Here is my point; work is learned behavior. I do think it is not a natural bent for Man but it is learned first by watching those around us as they work and some magical dust rubs off on you or not.  I saw my mother as an extremely hard working woman that sought to provide and to protect her children at all cost. I watched that. I emulated that. I programmed that into my hardware and at nearly six-four, I see the result of the magic dust still in me and my family  Further, when I look at the twenty percenters that come before me and watch the struggle within their assigned teams and in them as they feel the rough side of me due to their not being part of the team performance calculus, I more and more realize most if not all of them have not had a model or a template to watch and try to fit in to for this thing called work.

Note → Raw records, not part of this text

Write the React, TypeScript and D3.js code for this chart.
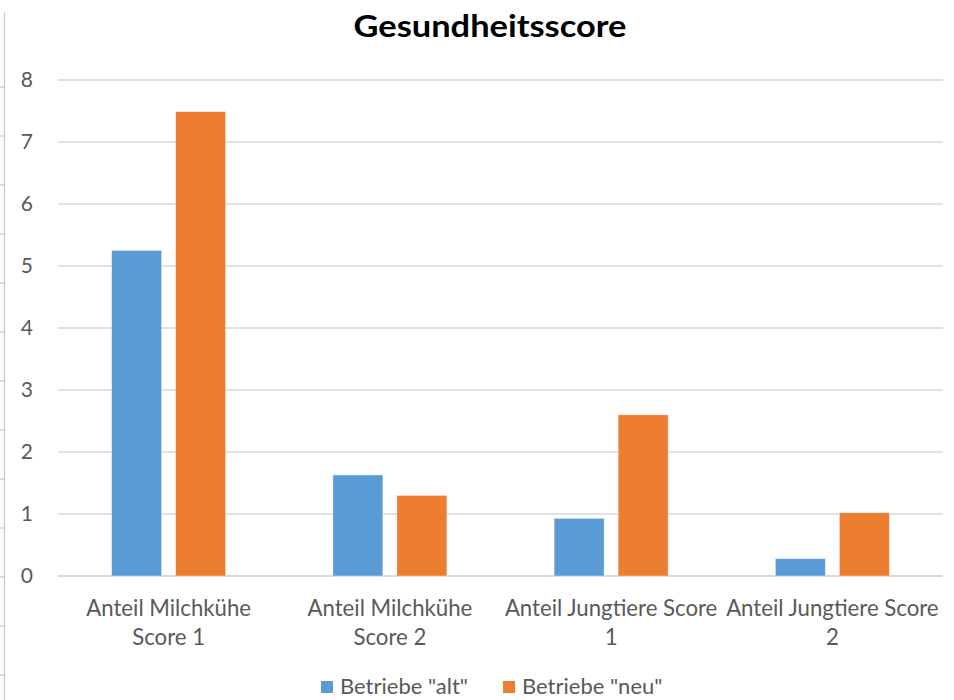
import React from "react";
import * as d3 from "d3";

const categories: string[][] = [
  ["Anteil Milchkühe", "Score 1"],
  ["Anteil Milchkühe", "Score 2"],
  ["Anteil Jungtiere Score", "1"],
  ["Anteil Jungtiere Score", "2"],
];
const seriesNames = ['Betriebe "alt"', 'Betriebe "neu"'];
const altValues = [5.25, 1.63, 0.93, 0.28];
const neuValues = [7.49, 1.3, 2.6, 1.02];
const yTicks = [0, 1, 2, 3, 4, 5, 6, 7, 8];
const colors = ["#5B9BD5", "#ED7D31"];

const W = 954;
const H = 700;
const M = { left: 58, right: 11, top: 80, bottom: 124 };
const FONT = "Lato, 'Open Sans', sans-serif";

export default function App() {
  const x = d3
    .scaleBand<number>()
    .domain(d3.range(categories.length))
    .range([M.left, W - M.right]);
  const y = d3.scaleLinear().domain([0, 8]).range([H - M.bottom, M.top]);
  const barW = 50;
  const gap = 14;
  const series = [altValues, neuValues];
  const borderTicks = d3.range(87, 700, 49);

  return (
    <svg
      width={W}
      height={H}
      style={{ position: "absolute", left: 0, top: 0, background: "#fff" }}
      fontFamily={FONT}
    >
      {/* left frame artifact */}
      <line x1={4.5} x2={4.5} y1={12} y2={H} stroke="#c8c8c8" strokeWidth={1.2} />
      {borderTicks.map((t) => (
        <line key={t} x1={0} x2={4.5} y1={t} y2={t} stroke="#c8c8c8" strokeWidth={1.2} />
      ))}

      <text
        x={490}
        y={37}
        textAnchor="middle"
        fontSize={30}
        fontWeight="bold"
        fill="#000"
        textLength={273}
        lengthAdjust="spacingAndGlyphs"
      >
        Gesundheitsscore
      </text>

      {yTicks.map((t) => (
        <g key={t}>
          <line
            x1={M.left}
            x2={W - M.right}
            y1={y(t)}
            y2={y(t)}
            stroke="#d9d9d9"
            strokeWidth={t === 0 ? 2 : 1.5}
          />
          <text x={33} y={y(t) + 7} textAnchor="end" fontSize={21} fill="#595959">
            {t}
          </text>
        </g>
      ))}

      {categories.map((c, i) => {
        const cx = (x(i) as number) + x.bandwidth() / 2;
        return (
          <g key={i}>
            {series.map((vals, s) => {
              const bx = s === 0 ? cx - gap / 2 - barW : cx + gap / 2;
              return (
                <rect
                  key={s}
                  x={bx}
                  y={y(vals[i])}
                  width={barW}
                  height={y(0) - y(vals[i])}
                  fill={colors[s]}
                  stroke="#fff"
                  strokeOpacity={0.5}
                  strokeWidth={0.8}
                />
              );
            })}
            {c.map((line, li) => (
              <text
                key={li}
                x={cx}
                y={616 + li * 29}
                textAnchor="middle"
                fontSize={22.2}
                fill="#595959"
              >
                {line}
              </text>
            ))}
          </g>
        );
      })}

      {seriesNames.map((name, s) => {
        const lx = s === 0 ? 321 : 503;
        return (
          <g key={s}>
            <rect x={lx} y={681} width={12} height={12} fill={colors[s]} />
            <text x={lx + 19} y={694} fontSize={22} fill="#595959">
              {name}
            </text>
          </g>
        );
      })}
    </svg>
  );
}
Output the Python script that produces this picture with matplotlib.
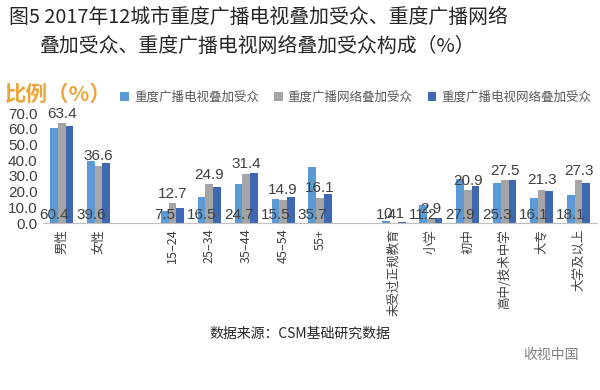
import numpy as np
import matplotlib
matplotlib.use("Agg")
import matplotlib.pyplot as plt

plt.rcParams['font.family'] = ['Noto Sans CJK SC', 'DejaVu Sans']

# categories, '' = gap slot between groups
cats = ['男性', '女性', '', '15–24', '25–34', '35–44', '45–54', '55+', '',
        '未受过正规教育', '小学', '初中', '高中/技术中学', '大专', '大学及以上']
series = ['重度广播电视叠加受众', '重度广播网络叠加受众', '重度广播电视网络叠加受众']
tv = [60.4, 39.6, np.nan, 7.5, 16.5, 24.7, 15.5, 35.7, np.nan,
      1.4, 11.2, 27.9, 25.3, 16.1, 18.1]
net = [63.4, 36.6, np.nan, 12.7, 24.9, 31.4, 14.9, 16.1, np.nan,
       0.1, 2.9, 20.9, 27.5, 21.3, 27.3]
tvnet = [62.0, 38.0, np.nan, 9.8, 23.1, 32.0, 16.3, 18.8, np.nan,
         0.4, 3.0, 23.5, 27.6, 20.5, 25.2]
colors = ['#5B9BD5', '#A5A5A5', '#3F68B3']
num_font = ['Liberation Sans', 'DejaVu Sans']

fig = plt.figure(figsize=(6, 3.9), dpi=100)
ax = fig.add_axes([0.072, 0.428, 0.923, 0.282])

x = np.arange(len(cats))
w = 0.21
for i, (vals, c) in enumerate(zip([tv, net, tvnet], colors)):
    ax.bar(x + (i - 1) * w, vals, w, color=c, label=series[i])

for xi, v in zip(x, tv):
    if not np.isnan(v):
        ax.text(xi - w, 0.6, f'{v:.1f}', ha='center', va='bottom',
                fontsize=11, color='#404040', family=num_font)
for xi, v in zip(x, net):
    if not np.isnan(v):
        ax.text(xi, v + 1.5, f'{v:.1f}', ha='center', va='bottom',
                fontsize=11, color='#404040', family=num_font)

ax.set_xlim(-0.5, len(cats) - 0.5)
ax.set_ylim(0, 70)
ax.set_yticks(range(0, 71, 10))
ax.set_yticklabels([f'{t:.1f}' for t in range(0, 71, 10)], fontsize=11,
                   color='#404040', family=num_font)
ax.set_xticks(x)
ax.set_xticklabels(cats, rotation=90, fontsize=9, color='#404040')
ax.tick_params(length=0, pad=4)
for s in ['top', 'right', 'left']:
    ax.spines[s].set_visible(False)
ax.spines['bottom'].set_color('#BFBFBF')

fig.text(0.43, 0.955, '图5 2017年12城市重度广播电视叠加受众、重度广播网络',
         ha='center', va='center', fontsize=14.3, color='#262626')
fig.text(0.43, 0.88, '叠加受众、重度广播电视网络叠加受众构成（%）',
         ha='center', va='center', fontsize=14.3, color='#262626')
fig.text(0.008, 0.757, '比例（%）', ha='left', va='center', fontsize=15.5,
         color='#EBA53C', fontweight='bold')

ax.legend(loc='lower left', bbox_to_anchor=(0.13, 1.04), ncol=3, frameon=False,
          fontsize=9, handlelength=0.7, handleheight=0.7, handletextpad=0.4,
          columnspacing=1.2, labelcolor='#595959', borderaxespad=0)

fig.text(0.5, 0.145, '数据来源：CSM基础研究数据', ha='center', va='center',
         fontsize=10, color='#262626')
fig.text(0.965, 0.09, '收视中国', ha='right', va='center', fontsize=10,
         color='#7F7F7F')

fig.savefig('out.png', dpi=100)
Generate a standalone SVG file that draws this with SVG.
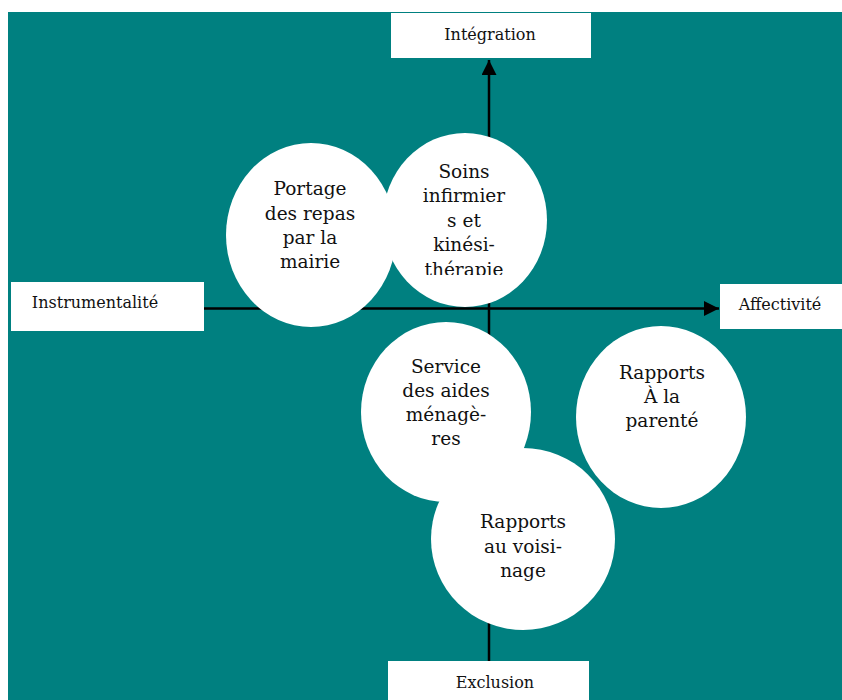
<svg xmlns="http://www.w3.org/2000/svg" width="842" height="700" viewBox="0 0 842 700">
  <style>
    .bg { fill: #008080; }
    .box { fill: #ffffff; }
    .bubble { fill: #ffffff; }
    .axis { stroke: #000000; stroke-width: 2.5; fill: none; }
    .lbl { font-family: "DejaVu Serif", Georgia, serif; font-size: 16px; fill: #111111; text-anchor: middle; }
    .txt { font-family: "DejaVu Serif", Georgia, serif; font-size: 18.5px; fill: #111111; text-anchor: middle; }
  </style>
  <defs>
    <marker id="arrow" viewBox="0 0 10 10" refX="10" refY="5" markerWidth="6" markerHeight="6" markerUnits="strokeWidth" orient="auto">
      <path d="M0,0 L10,5 L0,10 Z" fill="#000000"/>
    </marker>
    <clipPath id="soinsClip">
      <rect x="383" y="140" width="164" height="135"/>
    </clipPath>
  </defs>

  <!-- white page with teal panel -->
  <rect x="0" y="0" width="842" height="700" fill="#ffffff"/>
  <rect class="bg" x="8" y="12" width="834" height="688"/>

  <!-- axes -->
  <g id="connectors">
    <line class="axis" x1="489" y1="661" x2="489" y2="60" marker-end="url(#arrow)"/>
    <line class="axis" x1="204" y1="308.5" x2="719" y2="308.5" marker-end="url(#arrow)"/>
  </g>

  <!-- axis end labels -->
  <g id="integration">
    <rect class="box" x="391" y="13" width="200" height="45"/>
    <text class="lbl" x="490" y="40">Intégration</text>
  </g>
  <g id="instrumentalite">
    <rect class="box" x="11" y="282" width="193" height="49"/>
    <text class="lbl" x="95" y="308">Instrumentalité</text>
  </g>
  <g id="affectivite">
    <rect class="box" x="720" y="284" width="122" height="45"/>
    <text class="lbl" x="780" y="310">Affectivité</text>
  </g>
  <g id="exclusion">
    <rect class="box" x="388" y="661" width="201" height="39"/>
    <text class="lbl" x="495" y="688">Exclusion</text>
  </g>

  <!-- service bubbles -->
  <g id="portage">
    <ellipse class="bubble" cx="311" cy="235" rx="85" ry="92"/>
    <text class="txt" x="310" y="195">Portage</text>
    <text class="txt" x="310" y="220">des repas</text>
    <text class="txt" x="310" y="244">par la</text>
    <text class="txt" x="310" y="268">mairie</text>
  </g>
  <g id="soins">
    <ellipse class="bubble" cx="465" cy="220" rx="82" ry="87"/>
    <g clip-path="url(#soinsClip)">
      <text class="txt" x="464" y="178">Soins</text>
      <text class="txt" x="464" y="202">infirmier</text>
      <text class="txt" x="464" y="227">s et</text>
      <text class="txt" x="464" y="251">kinési-</text>
      <text class="txt" x="464" y="276">thérapie</text>
    </g>
  </g>
  <g id="aides-menageres">
    <ellipse class="bubble" cx="446" cy="412" rx="85" ry="90"/>
    <text class="txt" x="446" y="373">Service</text>
    <text class="txt" x="446" y="397">des aides</text>
    <text class="txt" x="446" y="421">ménagè-</text>
    <text class="txt" x="446" y="445">res</text>
  </g>
  <g id="parente">
    <ellipse class="bubble" cx="661" cy="417" rx="85" ry="91"/>
    <text class="txt" x="662" y="379">Rapports</text>
    <text class="txt" x="662" y="403">À la</text>
    <text class="txt" x="662" y="427">parenté</text>
  </g>
  <g id="voisinage">
    <ellipse class="bubble" cx="523" cy="539" rx="92" ry="91"/>
    <text class="txt" x="523" y="528">Rapports</text>
    <text class="txt" x="523" y="553">au voisi-</text>
    <text class="txt" x="523" y="577">nage</text>
  </g>
</svg>
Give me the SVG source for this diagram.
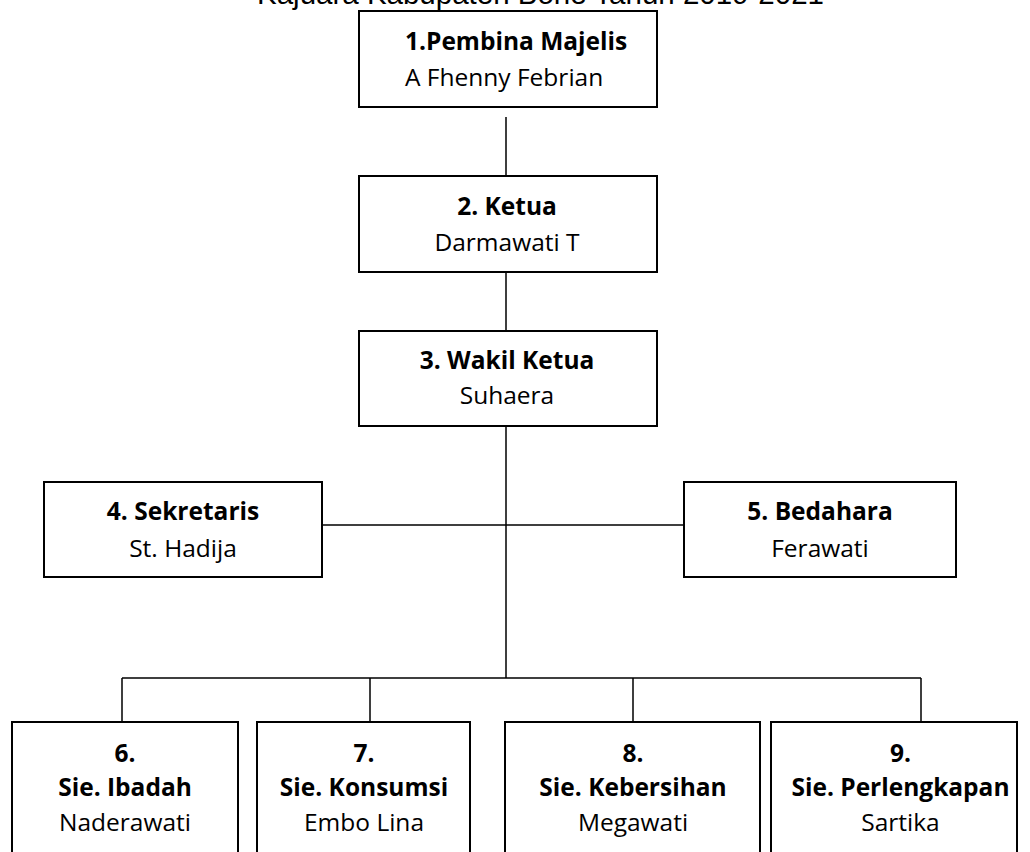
<svg xmlns="http://www.w3.org/2000/svg" width="1030" height="852" viewBox="0 0 1030 852">
<style>
.box{fill:#fff;stroke:#000;stroke-width:2}
.t{font-family:"Open Sans","Noto Sans",sans-serif;font-size:24.5px;fill:#000;text-anchor:middle}
.b{font-weight:bold}
.title{font-family:"Liberation Sans",Arial,sans-serif;font-size:29.5px;fill:#000;text-anchor:middle}
.c{fill:none;stroke:#000;stroke-width:1.5}
</style>
<rect width="1030" height="852" fill="#fff"/>
<text class="title" x="540.5" y="4">Kajuara Kabupaten Bone Tahun 2019-2021</text>
<g id="connectors">
<path class="c" d="M506 117V176M506 272V331M506 426V678M322 525H684M122 678H921M122 678V722M370 678V722M633 678V722M921 678V722"/>
</g>
<g id="n1">
<rect class="box" x="359" y="11" width="298" height="96"/>
<text class="t b" x="405" y="50" style="text-anchor:start">1.Pembina Majelis</text>
<text class="t" x="405" y="86" style="text-anchor:start">A Fhenny Febrian</text>
</g>
<g id="n2">
<rect class="box" x="359" y="176" width="298" height="96"/>
<text class="t b" x="507" y="215">2. Ketua</text>
<text class="t" x="507" y="251">Darmawati T</text>
</g>
<g id="n3">
<rect class="box" x="359" y="331" width="298" height="95"/>
<text class="t b" x="507" y="369">3. Wakil Ketua</text>
<text class="t" x="507" y="404">Suhaera</text>
</g>
<g id="n4">
<rect class="box" x="44" y="482" width="278" height="95"/>
<text class="t b" x="183" y="520">4. Sekretaris</text>
<text class="t" x="183" y="556.5">St. Hadija</text>
</g>
<g id="n5">
<rect class="box" x="684" y="482" width="272" height="95"/>
<text class="t b" x="820" y="520">5. Bedahara</text>
<text class="t" x="820" y="556.5">Ferawati</text>
</g>
<g id="n6">
<rect class="box" x="12" y="722" width="226" height="140"/>
<text class="t b" x="125" y="761.5">6.</text>
<text class="t b" x="125" y="796">Sie. Ibadah</text>
<text class="t" x="125" y="831">Naderawati</text>
</g>
<g id="n7">
<rect class="box" x="257" y="722" width="213" height="140"/>
<text class="t b" x="364" y="761.5">7.</text>
<text class="t b" x="364" y="796">Sie. Konsumsi</text>
<text class="t" x="364" y="831">Embo Lina</text>
</g>
<g id="n8">
<rect class="box" x="505" y="722" width="255" height="140"/>
<text class="t b" x="633" y="761.5">8.</text>
<text class="t b" x="633" y="796">Sie. Kebersihan</text>
<text class="t" x="633" y="831">Megawati</text>
</g>
<g id="n9">
<rect class="box" x="771" y="722" width="246" height="140"/>
<text class="t b" x="900.5" y="761.5">9.</text>
<text class="t b" x="900.5" y="796">Sie. Perlengkapan</text>
<text class="t" x="900.5" y="831">Sartika</text>
</g>
</svg>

Do I think the world or Man needs a few twenty percenters tossed in for salt? Absolutely not.  What I realize more and more is that we, as a nation generally speaking, has lost the enjoyment of work and worse than that, we have lost a generation that have not seen role models and thus a pattern for them to seek to fit into as the years roll by. I see it every day and so do you if you think about it. So think about it!

My classes are not easy for they, all of them, are founded on a set of hard principles with the first one being, THE WORK WILL GET DONE WITH YOU OR WITHOUT YOU.  From that point on, the models, the work ethic, the desire to drive for the finish line, to constantly improve, to have no finish line and if it isn't broken; then break it mentality begin to fall into place. 



Work ethic is learned behavior!  Never forget that, please. There will no doubt be those that will disagree with my belief about poor performance but hey, it is my blog and that is my belief and my heart.